Friday, June 20, 2008

Conservatives wrong to fight gay marriage |

now this conservative has the right perspective BRAVO!

Conservatives wrong to fight gay marriage |

By Terry L. Garlock
For the Journal-Constitution

Published on: 06/20/08

Conservatives in California are working furiously to stop the avalanche of same-sex marriages following the recent state Supreme Court ruling.

Personally, I am repulsed by public displays of romantic affection between two men, or two women. Those who would call me names like homophobe, as if I fear homosexuality, diminish themselves in my eyes. It's just that same-sex pairs are instinctively unnatural to me. The mental image of a wedding ceremony joining two men who seal the bargain with a deep kiss makes me squirm.

But here's where I think my fellow conservatives have it wrong.

That wedding ceremony wouldn't be about me or my personal discomfort. It would be about those two people who love each other and decided to publicly announce their permanent mutual commitment. Should my personal attitudes prevent them from doing that? Should my religious beliefs keep them legally unrelated even if they remain committed to each other for life?

While I am free to have my personal disquiet about homosexuality, am I also free to interfere with their desire to be recognized as a family unit? If they are a permanent couple, should my aversion withhold from a lifelong pair the same rights as family for hospital visitation, for consultation with doctors when one is ill and maybe even dying?

Is it right that we tell a committed lesbian couple they cannot marry, and at the same time tell them they cannot inherit from each other tax-free at the first death, like a married couple, because they are not married, that they must pay estate taxes that quickly climb to 50 percent and cannot take spousal advantage of income tax, Social Security and other benefits of a married couple?

I appreciate strong religious beliefs against same-sex marriage, and a church has every right to prohibit the practice for its members. Marriage is a legal status to which we are free to choose to add religious covenants, but those religious covenants should not govern the legal status of marriage, especially since we are free to choose our religion and even free to reject religion entirely. We shouldn't codify religious beliefs into law.

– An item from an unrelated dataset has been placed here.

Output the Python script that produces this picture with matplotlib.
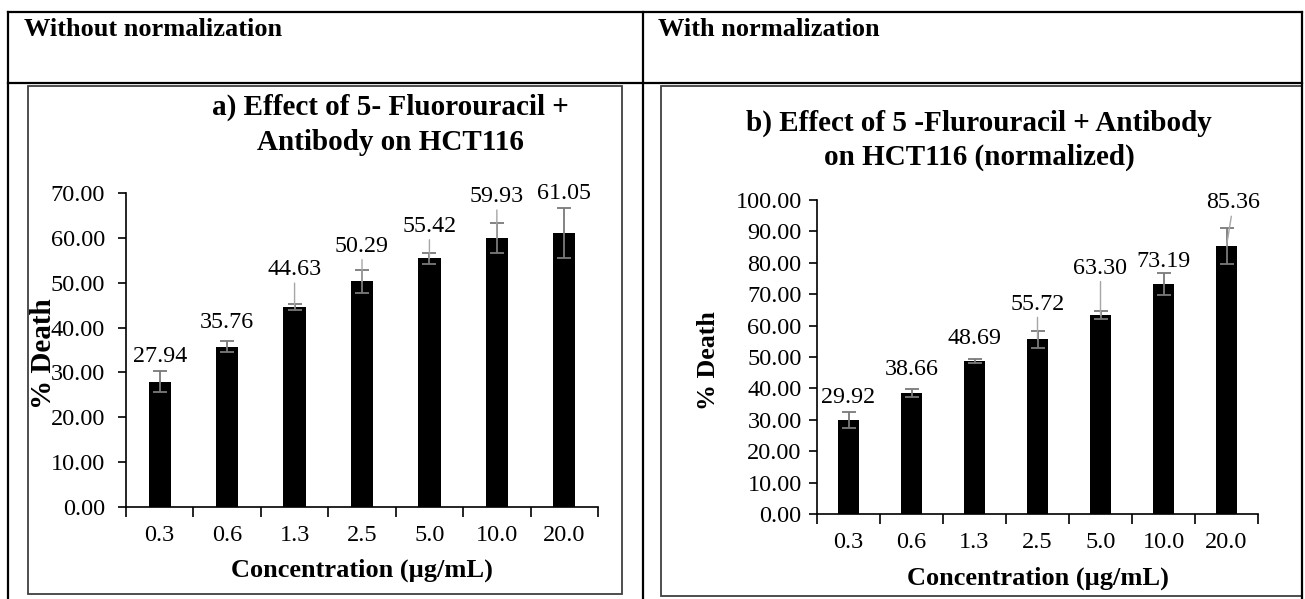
import numpy as np
import matplotlib
matplotlib.use("Agg")
import matplotlib.pyplot as plt
from matplotlib.patches import Rectangle

plt.rcParams['font.family'] = ['Liberation Serif', 'DejaVu Sans']

# data
conc = ["0.3", "0.6", "1.3", "2.5", "5.0", "10.0", "20.0"]
death_raw = [27.94, 35.76, 44.63, 50.29, 55.42, 59.93, 61.05]
err_raw = [2.4, 1.3, 0.7, 2.5, 1.2, 3.4, 5.5]
death_norm = [29.92, 38.66, 48.69, 55.72, 63.30, 73.19, 85.36]
err_norm = [2.6, 1.3, 0.6, 2.7, 1.2, 3.6, 5.7]

head_left = "Without normalization"
head_right = "With normalization"
title_a = ["a) Effect of 5- Fluorouracil +", "Antibody on HCT116"]
title_b = ["b) Effect of 5 -Flurouracil + Antibody", "on HCT116 (normalized)"]
xlab = "Concentration (µg/mL)"
ylab = "% Death"

W, H = 1305, 599
fig = plt.figure(figsize=(W / 100, H / 100), dpi=100)

# overlay in pixel coords for the table frame
ov = fig.add_axes([0, 0, 1, 1], zorder=-1)
ov.set_xlim(0, W)
ov.set_ylim(H, 0)
ov.axis('off')

lw_tab = 1.6
ov.plot([8, 1302], [12, 12], color='black', lw=lw_tab)
ov.plot([8, 1302], [83, 83], color='black', lw=lw_tab)
ov.plot([8, 8], [12, H], color='black', lw=lw_tab)
ov.plot([643, 643], [12, H], color='black', lw=lw_tab)
ov.plot([1302, 1302], [12, H], color='black', lw=lw_tab)
ov.add_patch(Rectangle((28, 86), 594, 508, fill=False, ec='#404040', lw=1.3))
ov.add_patch(Rectangle((661, 86), 641, 510, fill=False, ec='#404040', lw=1.3))

ov.text(24, 30, head_left, ha='left', va='center', fontsize=19, fontweight='bold')
ov.text(658, 30, head_right, ha='left', va='center', fontsize=19, fontweight='bold')

ov.text(390, 107, title_a[0], ha='center', va='center', fontsize=21, fontweight='bold')
ov.text(390, 142, title_a[1], ha='center', va='center', fontsize=21, fontweight='bold')
ov.text(979, 123, title_b[0], ha='center', va='center', fontsize=21, fontweight='bold')
ov.text(979, 157, title_b[1], ha='center', va='center', fontsize=21, fontweight='bold')


def draw(ax, vals, errs, ymax, offs, leaders, dxs, ylab_x, ylab_fs, ypad, xlpad):
    x = np.arange(len(conc))
    ax.set_facecolor('none')
    ax.bar(x, vals, width=0.33, color='black', zorder=2)
    ax.errorbar(x, vals, yerr=errs, fmt='none', ecolor='#7a7a7a', elinewidth=1.3,
                capsize=5, capthick=1.3, zorder=3)
    for i, v in enumerate(vals):
        ap = None
        if leaders[i]:
            ap = dict(arrowstyle='-', color='#a6a6a6', lw=1.0, shrinkA=0, shrinkB=0)
        ax.annotate(f"{v:.2f}", xy=(i, v), xytext=(dxs[i] * 0.72, offs[i] * 0.72),
                    textcoords='offset points', ha='center', va='center',
                    fontsize=17.3, arrowprops=ap, zorder=4)
    ax.set_xlim(-0.5, len(conc) - 0.5)
    ax.set_ylim(0, ymax)
    ax.set_yticks(np.arange(0, ymax + 1, 10))
    ax.set_yticklabels([f"{t:.2f}" for t in np.arange(0, ymax + 1, 10)], fontsize=17.5)
    ax.set_xticks(np.arange(-0.5, len(conc)), minor=False)
    ax.set_xticklabels([])
    ax.set_xticks(x, minor=True)
    ax.set_xticklabels(conc, minor=True, fontsize=17.5)
    ax.tick_params(axis='x', which='major', length=7, width=1.2, direction='out')
    ax.tick_params(axis='x', which='minor', length=0, pad=13)
    ax.tick_params(axis='y', length=6, width=1.2, pad=ypad)
    for s in ['top', 'right']:
        ax.spines[s].set_visible(False)
    for s in ['left', 'bottom']:
        ax.spines[s].set_linewidth(1.2)
    ax.set_xlabel(xlab, fontsize=19, fontweight='bold', labelpad=xlpad)
    ax.set_ylabel(ylab, fontsize=ylab_fs, fontweight='bold')
    ax.yaxis.set_label_coords(ylab_x, 0.49)


ax1 = fig.add_axes([126 / W, 1 - 507 / H, 472 / W, 314 / H])
draw(ax1, death_raw, err_raw, 70,
     [25, 24, 37, 35, 32, 41.5, 40],
     [False, False, True, True, True, True, False],
     [0, 0, 0, 0, 0, 0, 0], -0.146, 21, 9, 9)

ax2 = fig.add_axes([817 / W, 1 - 514 / H, 441 / W, 314 / H])
draw(ax2, death_norm, err_norm, 100,
     [23, 23.6, 22.6, 35, 47, 22.5, 43],
     [False, False, False, True, True, False, True],
     [0, 0, 0, 0, 0, 0, 7], -0.22, 18.7, 5, 10)

fig.savefig("out.png", dpi=100)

What about the extremes of the gay and lesbian lifestyle, in-your-face promiscuity, unsavory public displays of drag queens and preying on the young and vulnerable? I don't want my kids or yours exposed to any of that. But I don't want them exposed to extremes on the heterosexual side either, like pedophiles, strip bars, sex clubs or just promiscuous people.

I object to extreme or public sexual behavior, whether homosexual or heterosexual. Is it right to penalize a same-sex couple because we somehow presume them to be extreme and inappropriate in their public behavior when we make no such presumption about straight couples?

Would a married gay couple moving next door create some discomfort for me as I explain it to my children? Darn right it would. I would undoubtedly squirm in that discussion. But life doesn't guarantee my comfort, and whether they keep their yard looking nice is my business, whereas their personal relationship is not.

I've given this a lot of thought, and I think my prior stand against same-sex marriage was based on my personal thoughts about homosexuality rather than individual liberty. Those are two separate issues. My uneasiness may never go away, no matter how many names the enlightened ones call me, but the freedom of same-sex couples does not depend on my endorsement of their lifestyle.

As a conservative, I believe the state should stay out of the business of judging which unrelated adults may and may not make a marriage commitment to each other, that when a same-sex couple chooses to marry, we conservatives should value their liberty far more than any personal or religious disagreement with homosexuality. Conservatives should welcome the contribution of same-sex marriage to the virtues of commitment and family stability we hold so dear.

Please don't think me a liberal for these ideas. I can't help but think Democrats are out of their mind. I'll vote for Sen. John McCain because, unlike Sen. Barack Obama, he is only half out of his mind.

But I do believe my Republican Party is dead wrong on same-sex marriage and should re-examine it deeply and seriously through the lens of individual liberty and freedom rather than disagreement with homosexuality.

We citizens should judge each other on how we behave, not who we love.

> Terry L. Garlock lives in Peachtree City.